1. On the right as you leave the MP gate is a monument which marks the spot on which stood a Revolutionary War forge. On the left of Ashburn drive is -

2. Root Hall, home of the US Army War College, the Army's senior educational institution. 

3. Upton Hall, on the right, is post headquarters. The building was constructed in 1941 during the tenure of the Medical Field Service School.

4. A Medal of Honor Memorial, in front of Upton Hall, honors those graduates of the War College who have been presented the nation's highest award.

5. A monument on Dragon Circle commemorates Carlisle Barracks as the first home of the Army's "Mobile Arm." A cavalry school was opened here in 1838. The post also served as a cavalry depot until 1879, when it became the home of the Carlisle Indian School.

6. On the left as you continue along Ashburn Drive is Indian Field, built by and for athletes attending the Carlisle Indian School. Such greats as Jim Thorpe, Charles (Chief) Bender and Bemus Pierce gained their fame on this field.

7. Travelling along Sumner Road, on the right you will see the Chapel Center, one of the most modern in the US Army.

8. On the left as you approach Gate 4 is the Indian Cemetery. Here are buried those boys and girls who died while attending school. The headstones with their Indian names are most interesting.

[[image - map of Indian Field]]

9. Dunham Army Hospital, on the left as you drive along Gibner Road, was built in 1961. It provides out-patient service for as many as 200 patients daily, and serves both active duty and retired personnel from 19 counties in Western Pennsylvania.

10. At the end of Gibner Road is the Hessian Guardhouse Museum, built by Hessians captured by General Washington at the battle of Trenton. It is open Sunday afternoons from 1 to 5 p.m.

11. A statue of Frederick the Great, presented to the War College by President Theodore Roosevelt, faces Quarters One and Two, home of the Commandant and Deputy Commandant.

12. Royal American Circle is named for a regiment of the British Army which was part of the first regular garrison stationed at Carlisle Barracks.

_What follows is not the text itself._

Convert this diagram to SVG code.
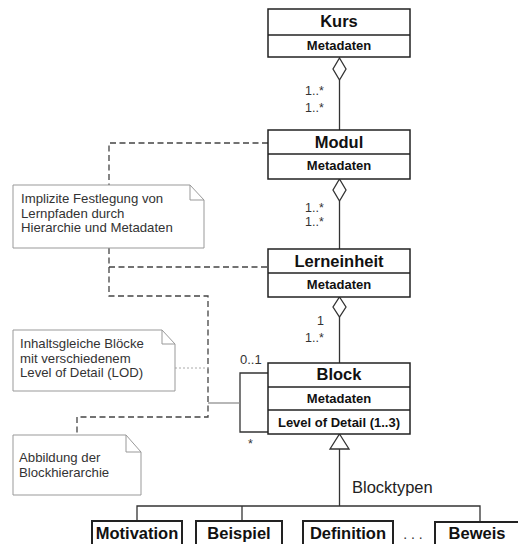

13. Coren Apartments was named for Isaac Coren who organized the first Artillery School of the American Army here in 1777. It too was burned by Confederates in 1863 and immediately rebuilt.

14. This building, with canopy and red carpet, is the Officers' Open Mess.

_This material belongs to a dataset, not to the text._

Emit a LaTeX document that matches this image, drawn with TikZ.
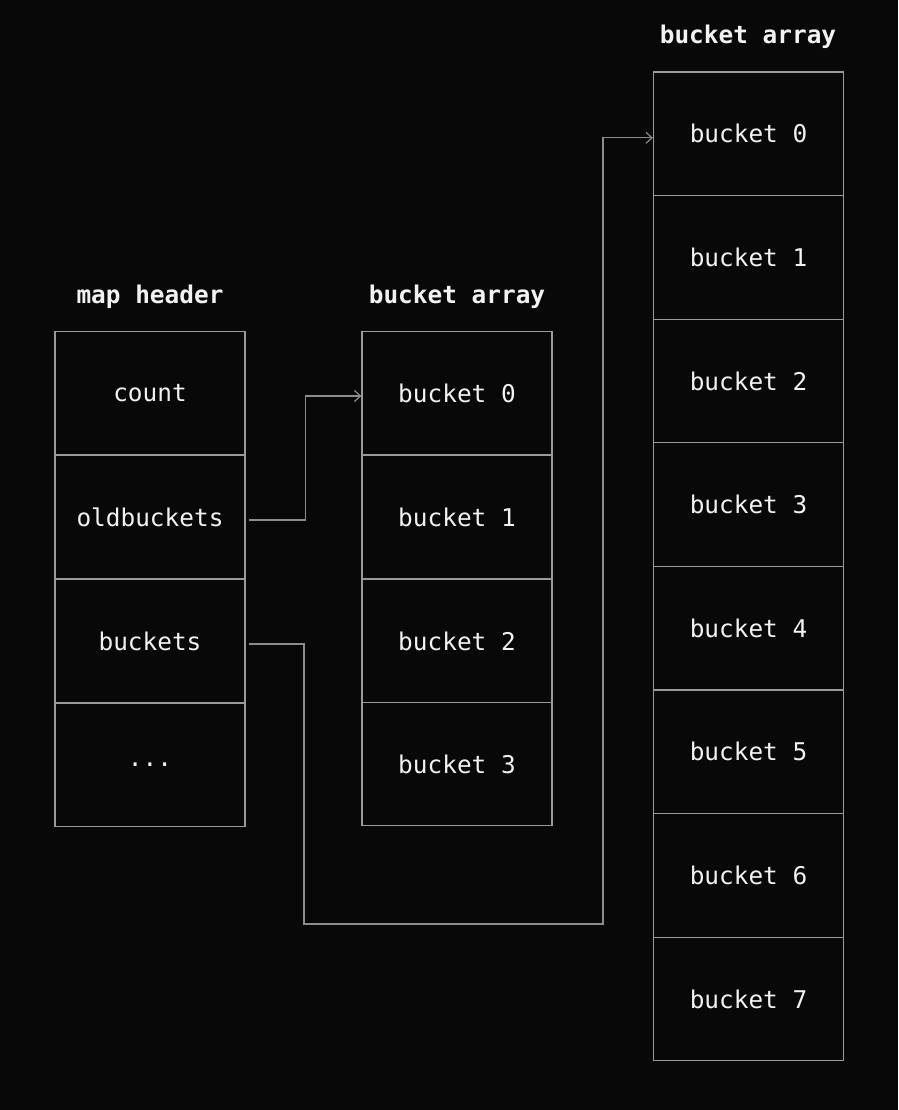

15. On this site is a monument to the members of the Army's Medical Department killed in World War I.

16. Armstrong Hall is named after General John Armstrong, one of the commanders of Carlisle Barracks during the Revolutionary War and the first Brigadier General in the Continental Army. The building was erected by the Carlisle Indian School in 1895.

17. Thorpe Hall, named for Jim Thorpe, was built in 1887 by students of the Carlisle Indian School.